What the charts are saying and how we can profit from them

The volatility index, the VIX
The chart of the VIX, the market volatility index, shows that it’s been trading in a horizontal range for the past two months. The lower support level is around 55 (you could argue the case for support around 47 as well). Upper resistance is defined by the 80 level. A bottoming tail formed on Friday and today’s gap up further emphasized this turn-around in direction. (Remember that the VIX and the markets move counter to each other.) So, is there any way one can profit from this channeling behavior?

Well, you can’t actually buy the VIX but there are options on it with good liquidity at many strike prices.

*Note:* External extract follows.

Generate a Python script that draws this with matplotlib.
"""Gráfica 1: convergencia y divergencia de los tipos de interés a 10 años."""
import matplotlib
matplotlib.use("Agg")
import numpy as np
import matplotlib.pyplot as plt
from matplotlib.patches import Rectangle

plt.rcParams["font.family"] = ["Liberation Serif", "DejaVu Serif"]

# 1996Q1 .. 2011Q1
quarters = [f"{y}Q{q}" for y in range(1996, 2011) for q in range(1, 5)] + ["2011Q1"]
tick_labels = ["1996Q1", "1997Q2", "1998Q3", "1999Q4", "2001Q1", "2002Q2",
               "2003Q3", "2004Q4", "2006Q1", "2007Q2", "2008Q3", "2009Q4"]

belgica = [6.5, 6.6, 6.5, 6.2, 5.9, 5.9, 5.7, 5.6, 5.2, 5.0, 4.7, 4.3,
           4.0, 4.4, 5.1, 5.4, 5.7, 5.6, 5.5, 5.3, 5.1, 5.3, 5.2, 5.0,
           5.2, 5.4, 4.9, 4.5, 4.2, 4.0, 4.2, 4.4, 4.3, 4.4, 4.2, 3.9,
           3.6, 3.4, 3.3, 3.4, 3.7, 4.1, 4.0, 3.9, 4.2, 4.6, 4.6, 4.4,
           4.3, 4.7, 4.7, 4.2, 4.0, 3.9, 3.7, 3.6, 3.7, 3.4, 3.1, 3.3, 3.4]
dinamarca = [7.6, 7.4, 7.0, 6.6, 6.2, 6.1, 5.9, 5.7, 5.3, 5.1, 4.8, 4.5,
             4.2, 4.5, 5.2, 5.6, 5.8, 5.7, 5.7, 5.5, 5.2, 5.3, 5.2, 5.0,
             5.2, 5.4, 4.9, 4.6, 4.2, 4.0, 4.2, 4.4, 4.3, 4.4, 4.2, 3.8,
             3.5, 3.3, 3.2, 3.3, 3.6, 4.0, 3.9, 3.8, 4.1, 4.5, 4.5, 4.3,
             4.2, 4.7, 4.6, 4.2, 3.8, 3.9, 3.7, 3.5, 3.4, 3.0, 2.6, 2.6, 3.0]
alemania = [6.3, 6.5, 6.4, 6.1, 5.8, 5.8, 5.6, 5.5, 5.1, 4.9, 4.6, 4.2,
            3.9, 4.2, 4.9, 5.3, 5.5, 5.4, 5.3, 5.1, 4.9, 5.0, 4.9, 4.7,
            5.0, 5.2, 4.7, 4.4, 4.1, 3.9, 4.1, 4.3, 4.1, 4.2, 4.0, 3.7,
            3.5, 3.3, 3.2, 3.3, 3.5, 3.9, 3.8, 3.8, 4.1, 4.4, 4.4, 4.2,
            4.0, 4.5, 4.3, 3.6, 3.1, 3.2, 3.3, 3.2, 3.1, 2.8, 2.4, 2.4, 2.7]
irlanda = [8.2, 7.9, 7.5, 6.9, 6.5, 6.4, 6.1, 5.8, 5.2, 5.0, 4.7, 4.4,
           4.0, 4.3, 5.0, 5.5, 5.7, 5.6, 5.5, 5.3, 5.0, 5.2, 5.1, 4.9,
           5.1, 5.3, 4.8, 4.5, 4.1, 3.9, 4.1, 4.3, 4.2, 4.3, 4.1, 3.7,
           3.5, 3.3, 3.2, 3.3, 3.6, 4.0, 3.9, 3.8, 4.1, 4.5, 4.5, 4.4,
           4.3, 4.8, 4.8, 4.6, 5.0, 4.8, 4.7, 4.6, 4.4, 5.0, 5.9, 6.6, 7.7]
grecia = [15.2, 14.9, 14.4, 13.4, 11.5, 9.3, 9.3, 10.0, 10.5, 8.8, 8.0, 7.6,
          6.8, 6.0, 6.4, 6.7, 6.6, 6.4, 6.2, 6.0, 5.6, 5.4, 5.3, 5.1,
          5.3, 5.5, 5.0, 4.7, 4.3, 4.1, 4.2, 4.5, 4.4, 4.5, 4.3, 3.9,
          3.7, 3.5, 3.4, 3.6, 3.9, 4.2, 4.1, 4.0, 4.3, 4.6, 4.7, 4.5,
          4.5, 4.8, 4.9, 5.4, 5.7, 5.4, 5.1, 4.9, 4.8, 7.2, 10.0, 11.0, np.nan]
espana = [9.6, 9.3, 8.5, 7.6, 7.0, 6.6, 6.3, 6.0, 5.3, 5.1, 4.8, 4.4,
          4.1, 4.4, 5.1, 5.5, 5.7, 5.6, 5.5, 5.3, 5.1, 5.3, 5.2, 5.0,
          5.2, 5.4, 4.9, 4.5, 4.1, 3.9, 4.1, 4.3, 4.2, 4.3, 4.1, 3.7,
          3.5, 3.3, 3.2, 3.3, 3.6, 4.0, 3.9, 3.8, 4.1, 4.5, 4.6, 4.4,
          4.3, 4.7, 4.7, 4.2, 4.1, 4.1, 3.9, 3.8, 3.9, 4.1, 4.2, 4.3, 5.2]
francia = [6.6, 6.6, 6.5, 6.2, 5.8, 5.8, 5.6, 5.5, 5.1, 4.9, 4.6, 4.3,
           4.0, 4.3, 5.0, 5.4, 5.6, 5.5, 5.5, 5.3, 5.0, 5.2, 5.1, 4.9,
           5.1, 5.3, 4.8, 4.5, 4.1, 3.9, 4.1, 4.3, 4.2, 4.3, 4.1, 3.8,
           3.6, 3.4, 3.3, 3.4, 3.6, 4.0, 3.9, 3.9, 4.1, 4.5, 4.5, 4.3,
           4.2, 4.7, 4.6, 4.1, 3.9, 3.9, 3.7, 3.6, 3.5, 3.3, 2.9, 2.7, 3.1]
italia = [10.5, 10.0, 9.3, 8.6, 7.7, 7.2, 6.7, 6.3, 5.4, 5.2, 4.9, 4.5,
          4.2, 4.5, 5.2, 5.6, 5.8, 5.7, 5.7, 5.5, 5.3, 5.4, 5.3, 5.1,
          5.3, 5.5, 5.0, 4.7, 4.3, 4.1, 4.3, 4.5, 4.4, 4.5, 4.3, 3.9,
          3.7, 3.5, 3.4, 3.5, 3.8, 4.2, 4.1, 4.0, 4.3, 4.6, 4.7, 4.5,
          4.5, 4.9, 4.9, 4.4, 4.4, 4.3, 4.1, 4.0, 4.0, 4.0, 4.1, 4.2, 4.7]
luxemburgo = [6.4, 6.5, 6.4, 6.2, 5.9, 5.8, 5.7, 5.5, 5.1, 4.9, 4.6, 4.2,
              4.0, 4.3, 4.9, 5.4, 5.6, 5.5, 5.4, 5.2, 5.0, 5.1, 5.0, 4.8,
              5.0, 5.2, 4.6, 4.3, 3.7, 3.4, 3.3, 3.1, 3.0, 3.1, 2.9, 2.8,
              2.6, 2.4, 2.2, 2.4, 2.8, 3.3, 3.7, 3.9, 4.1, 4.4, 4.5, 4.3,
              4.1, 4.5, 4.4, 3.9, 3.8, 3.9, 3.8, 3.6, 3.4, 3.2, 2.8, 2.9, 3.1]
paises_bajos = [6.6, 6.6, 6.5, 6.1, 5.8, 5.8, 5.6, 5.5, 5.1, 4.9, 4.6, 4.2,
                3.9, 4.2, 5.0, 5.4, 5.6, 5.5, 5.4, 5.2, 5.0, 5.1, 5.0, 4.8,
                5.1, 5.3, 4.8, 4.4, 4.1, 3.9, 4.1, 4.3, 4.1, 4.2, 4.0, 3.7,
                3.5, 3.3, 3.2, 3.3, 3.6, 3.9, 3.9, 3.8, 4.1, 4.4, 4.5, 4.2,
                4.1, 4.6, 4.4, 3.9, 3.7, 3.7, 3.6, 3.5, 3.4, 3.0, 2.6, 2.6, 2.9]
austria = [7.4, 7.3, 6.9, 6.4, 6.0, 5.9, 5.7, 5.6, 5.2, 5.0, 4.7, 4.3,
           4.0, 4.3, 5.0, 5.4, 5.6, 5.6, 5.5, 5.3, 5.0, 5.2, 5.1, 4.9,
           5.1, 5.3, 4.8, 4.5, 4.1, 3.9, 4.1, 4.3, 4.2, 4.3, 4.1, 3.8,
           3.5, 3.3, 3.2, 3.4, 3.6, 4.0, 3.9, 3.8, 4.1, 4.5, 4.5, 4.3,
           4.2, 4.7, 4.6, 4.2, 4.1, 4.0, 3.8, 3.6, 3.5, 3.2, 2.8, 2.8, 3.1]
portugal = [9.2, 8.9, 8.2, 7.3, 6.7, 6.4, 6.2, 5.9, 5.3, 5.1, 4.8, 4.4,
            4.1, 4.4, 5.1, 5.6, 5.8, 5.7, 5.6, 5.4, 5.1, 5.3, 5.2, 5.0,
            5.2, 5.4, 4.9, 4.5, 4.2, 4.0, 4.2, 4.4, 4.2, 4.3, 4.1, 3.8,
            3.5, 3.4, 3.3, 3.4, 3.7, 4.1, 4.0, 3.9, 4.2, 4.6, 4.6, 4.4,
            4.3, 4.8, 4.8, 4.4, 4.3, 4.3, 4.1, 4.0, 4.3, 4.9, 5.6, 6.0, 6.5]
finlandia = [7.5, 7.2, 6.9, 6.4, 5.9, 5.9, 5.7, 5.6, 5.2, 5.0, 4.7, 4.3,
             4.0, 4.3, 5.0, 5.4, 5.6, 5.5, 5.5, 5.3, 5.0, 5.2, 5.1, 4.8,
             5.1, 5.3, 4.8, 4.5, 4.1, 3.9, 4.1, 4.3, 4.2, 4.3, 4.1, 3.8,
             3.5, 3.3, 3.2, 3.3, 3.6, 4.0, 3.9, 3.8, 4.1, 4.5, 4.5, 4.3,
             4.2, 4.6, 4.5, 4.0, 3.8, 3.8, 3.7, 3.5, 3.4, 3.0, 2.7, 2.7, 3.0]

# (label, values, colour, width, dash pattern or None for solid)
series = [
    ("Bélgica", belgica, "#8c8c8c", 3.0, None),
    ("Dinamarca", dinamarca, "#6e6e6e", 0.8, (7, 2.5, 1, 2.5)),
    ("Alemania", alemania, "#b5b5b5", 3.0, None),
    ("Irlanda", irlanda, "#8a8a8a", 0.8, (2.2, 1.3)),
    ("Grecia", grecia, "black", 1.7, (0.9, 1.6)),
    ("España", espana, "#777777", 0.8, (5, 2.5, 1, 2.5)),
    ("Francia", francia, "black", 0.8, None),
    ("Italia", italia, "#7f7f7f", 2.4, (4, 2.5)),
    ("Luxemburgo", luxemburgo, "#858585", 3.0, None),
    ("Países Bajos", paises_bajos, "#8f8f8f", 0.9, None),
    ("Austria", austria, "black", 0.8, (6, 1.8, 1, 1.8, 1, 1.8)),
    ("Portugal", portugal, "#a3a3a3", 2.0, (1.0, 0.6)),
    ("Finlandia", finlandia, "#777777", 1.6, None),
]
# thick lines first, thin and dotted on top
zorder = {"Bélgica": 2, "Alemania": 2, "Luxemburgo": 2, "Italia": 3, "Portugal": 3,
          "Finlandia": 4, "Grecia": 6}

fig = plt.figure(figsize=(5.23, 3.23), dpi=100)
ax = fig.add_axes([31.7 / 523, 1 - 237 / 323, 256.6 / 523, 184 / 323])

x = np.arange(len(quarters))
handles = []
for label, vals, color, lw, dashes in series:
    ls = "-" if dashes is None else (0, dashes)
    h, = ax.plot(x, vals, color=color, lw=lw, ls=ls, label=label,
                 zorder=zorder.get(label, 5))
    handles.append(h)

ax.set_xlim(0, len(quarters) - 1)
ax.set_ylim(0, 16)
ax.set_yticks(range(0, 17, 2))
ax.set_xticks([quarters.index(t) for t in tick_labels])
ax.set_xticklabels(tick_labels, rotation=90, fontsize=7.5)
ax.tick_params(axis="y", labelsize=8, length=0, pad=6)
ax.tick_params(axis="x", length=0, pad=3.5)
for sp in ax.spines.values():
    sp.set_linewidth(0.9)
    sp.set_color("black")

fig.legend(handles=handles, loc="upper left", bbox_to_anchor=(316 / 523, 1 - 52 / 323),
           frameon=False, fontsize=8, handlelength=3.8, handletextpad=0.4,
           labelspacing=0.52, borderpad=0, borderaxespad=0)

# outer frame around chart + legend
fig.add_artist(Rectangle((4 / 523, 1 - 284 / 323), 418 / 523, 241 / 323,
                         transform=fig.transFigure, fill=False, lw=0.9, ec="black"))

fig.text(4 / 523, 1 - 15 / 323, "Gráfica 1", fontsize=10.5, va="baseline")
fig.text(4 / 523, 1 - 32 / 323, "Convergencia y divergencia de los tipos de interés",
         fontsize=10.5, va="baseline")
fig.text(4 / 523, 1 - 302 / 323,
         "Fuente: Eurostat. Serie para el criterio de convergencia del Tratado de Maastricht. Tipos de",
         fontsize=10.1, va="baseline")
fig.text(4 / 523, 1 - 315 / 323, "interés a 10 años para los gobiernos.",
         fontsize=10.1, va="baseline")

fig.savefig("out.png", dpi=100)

One conservative options play is to sell bull-put credit spreads on a day like today when the VIX is bouncing off lower resistance. Try the December 55/50 put spread (sell the 55 strike and buy the 50 strike) or the December 50/45 spread if you’re of a more conservative bent.

This is a directional play and as such you don’t want to wait for the price to move against you so I’d recommend closing out the spread when the VIX gets near upper resistance at 80. When it shows signs of heading back down, I’d reverse the process by selling an at-the-money (ATM) or slightly out-of-the-money (OTM) bear-call credit spread.

Nothing channels forever, so you may only get to do this a couple of times, but it could be worth your while. If the trade does happen to move against you, close it out or roll down the strike prices. I’d recommend setting your stop-loss at the break-even (B/E) price. For a bull-put credit spread, the B/E is the lower strike price less the net credit; on the bear-call side, the B/E is the price of the higher strike plus the net credit.

The major market indexes
The chart below shows the daily price action of the S&P 500. (I chose the S&P because it’s the benchmark index for most comparison purposes but all of the other major indexes look similar.) You can see that it’s found a new trading range bounded by a downwards sloping channel. For reference, I also included the 30 day exponential moving average as it seems to coincide with the upper price channel boundary.

We can play this in several ways using equities and options. (This channel is also a handy reference for index futures traders, too.) First, there’s the tracking stocks—the SPY, DIA, QQQQ, etc. along with their double and triple long/short ETF counterparts. You can buy these when the index turns up from its lower channel boundary, sell when it reaches the upper boundary, and then take a short position (by either shorting the tracking stock or buying the short equivalent) when the index begins to head back down.

Options players can play the options on either the indexes or the tracking stocks. Options on the latter are cheaper and generally more liquid than the former. Possible options strategies include the above-mentioned credit-spreads, debit-spreads, or straight calls and puts. Because of the time decay factor inherent in options pricing, I prefer buying options with strikes that are at least 6 months out if I plan on holding them for more than a day or two.

A note on currencies

The Greenback
The long US dollar tracking stock, the UUP, has been trading in the $26-$27 range for the past six weeks. A definitive break on either side will likely continue in the same direction—just a heads up to you currency traders out there. (There are no options on the UUP, alas.)

The Yen
The Japanese yen is the only currency (with a tracking stock) that is bucking the buck. It’s tracking stock, the FXY, has been rising steadily since its October 6th breakout and is less than $2 away from hitting its yearly high at $108.79. This tracking stock is optionable and selling the December 105 cash-secured put when it next takes a breather (maybe as soon as tomorrow) would be a nice way to ease into a long position. Note that many of its options are thinly traded and you can’t buy any further into the future than June 2009.